Dan A. Milisic wrote:
IDS Systems will trip Nessus up in this way, too.

When the scan is launched, NMAP will hit the box... the IDS on a firewall
(like a VelociRaptor's IDS) will freak out and temp-ban your IP, then Nessus
will start reporting false-positives like crazy as the ports are now closed
or tarpitted.

Using more-polite nmap scanning and slowing down the plugins may help get
around this...

I don't believe this is the case since if your IP was blackholed the code will not output any false positive in this case. Check out the code:


(...)
soc = open_sock_tcp(port);
if(soc)
{

...
  if(!b)security_hole(port);
  ftp_close(socket: soc);
}

So, the only reason plugin #10009 should send a warning is if it could open the port (so, no black hole) _and_ the FTP server closed the connection when sending the CEL+2048 bytes of crap.

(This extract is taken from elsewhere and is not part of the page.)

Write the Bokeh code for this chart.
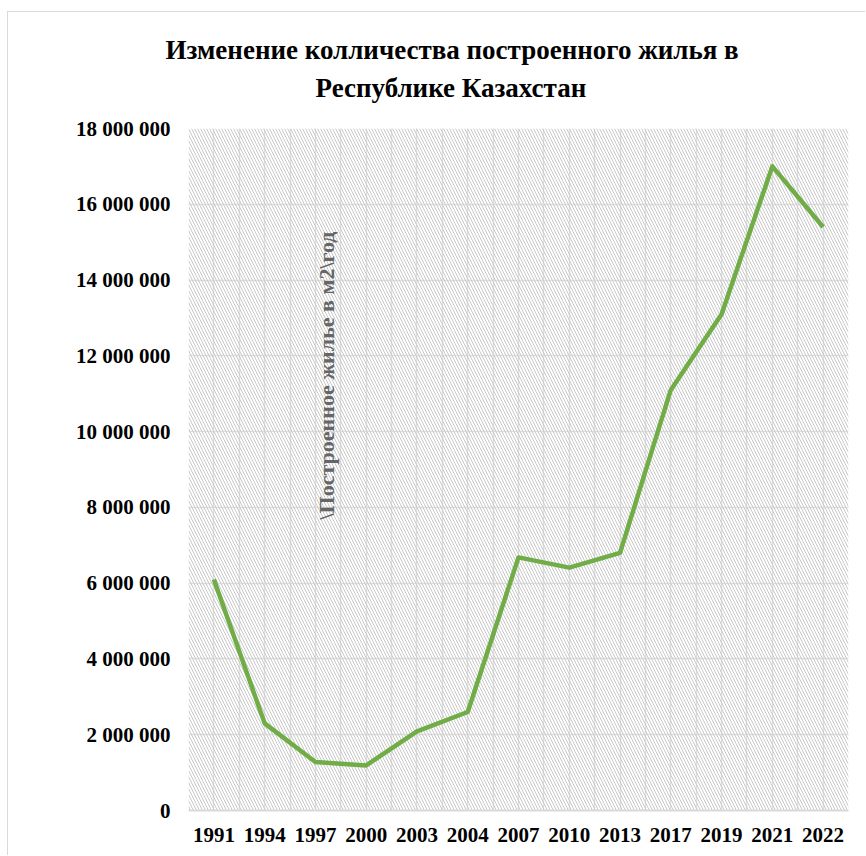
import math
from bokeh.plotting import figure
from bokeh.models import (FixedTicker, CustomJSTickFormatter, BoxAnnotation, Label,
                          Range1d, ColumnDataSource, Title)
from bokeh.embed import file_html
from bokeh.resources import INLINE

years = ["1991", "1994", "1997", "2000", "2003", "2004", "2007", "2010",
         "2013", "2017", "2019", "2021", "2022"]
housing_m2 = [6100000, 2300000, 1280000, 1190000, 2090000, 2600000, 6680000,
              6410000, 6800000, 11100000, 13100000, 17000000, 15400000]
y_ticks = [0, 2000000, 4000000, 6000000, 8000000, 10000000, 12000000,
           14000000, 16000000, 18000000]
title_lines = ["Изменение колличества построенного жилья в", "Республике Казахстан"]
y_label = "\\Построенное жилье в м2\\год"

idx = list(range(len(years)))
src = ColumnDataSource(data=dict(x=idx, y=housing_m2, year=years))

FONT = "Liberation Serif"

p = figure(width=858, height=844, output_backend="svg", toolbar_location=None,
           x_range=Range1d(-0.5, len(years) - 0.5), y_range=Range1d(0, 18000000),
           min_border_left=180, min_border_right=18, min_border_top=116,
           min_border_bottom=46)
p.styles = {"border-left": "1px solid #d9d9d9", "border-top": "1px solid #d9d9d9",
            "margin-left": "7px", "margin-top": "11px"}

t2 = Title(text=title_lines[1], align="left", text_font=FONT, text_font_size="27px",
           text_font_style="bold", text_color="#000000", standoff=52, offset=127)
t1 = Title(text=title_lines[0], align="left", text_font=FONT, text_font_size="27px",
           text_font_style="bold", text_color="#000000", standoff=-40, offset=-23)
p.add_layout(t2, "above")
p.add_layout(t1, "above")

p.background_fill_color = "white"
p.outline_line_color = None

p.add_layout(BoxAnnotation(left=-0.5, right=len(years) - 0.5, bottom=0, top=18000000,
                           fill_color="white", fill_alpha=0,
                           line_color=None, hatch_pattern="\\", hatch_color="#c8c8c8",
                           hatch_scale=6, hatch_weight=1, level="underlay"))

p.xgrid.ticker = FixedTicker(ticks=[i * 0.5 - 0.5 for i in range(2 * len(years) + 1)])
p.xgrid.grid_line_color = "#e0e0e0"
p.xgrid.grid_line_width = 1.5
p.ygrid.ticker = FixedTicker(ticks=y_ticks)
p.ygrid.grid_line_color = "#e0e0e0"
p.ygrid.grid_line_width = 1.5

p.xaxis.ticker = FixedTicker(ticks=idx)
p.xaxis.major_label_overrides = {i: y for i, y in zip(idx, years)}
p.yaxis.ticker = FixedTicker(ticks=y_ticks)
p.yaxis.formatter = CustomJSTickFormatter(
    code="return Math.round(tick).toString().replace(/\\B(?=(\\d{3})+(?!\\d))/g, ' ');")
for ax in (p.xaxis, p.yaxis):
    ax.major_tick_line_color = None
    ax.minor_tick_line_color = None
    ax.major_label_text_font = FONT
    ax.major_label_text_font_size = "21px"
    ax.major_label_text_font_style = "bold"
    ax.major_label_text_color = "#000000"
p.xaxis.axis_line_color = "#d9d9d9"
p.xaxis.axis_line_width = 2
p.yaxis.axis_line_color = None
p.xaxis.major_label_standoff = 11
p.yaxis.major_label_standoff = 12

p.line("x", "y", source=src, line_color="#70ad47", line_width=4.5, line_join="round")

p.add_layout(Label(x=2.22, y=11480000, text=y_label, angle=math.pi / 2,
                   text_font=FONT, text_font_size="22px", text_font_style="bold",
                   text_color="#666666", text_align="center", text_baseline="middle"))

open("out.html", "w").write(file_html(p, INLINE))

I would suggest Matthew to test this same thing without Nessus, from the command line. Just telnet to port 21 and send CEL+2048. This should do it:

perl 'print "CEL"; print "CEL"."a"x2048; print "\n";' | nc MYFTPSERVER 21

In my FTP server (oftpd):

$ perl -e 'print "CEL"; print "a"x2048; print "\n";' |nc localhost 21
220 Service ready for new user.
500 Command line too long.

But the connection keeps open (it is not closed by the FTP server).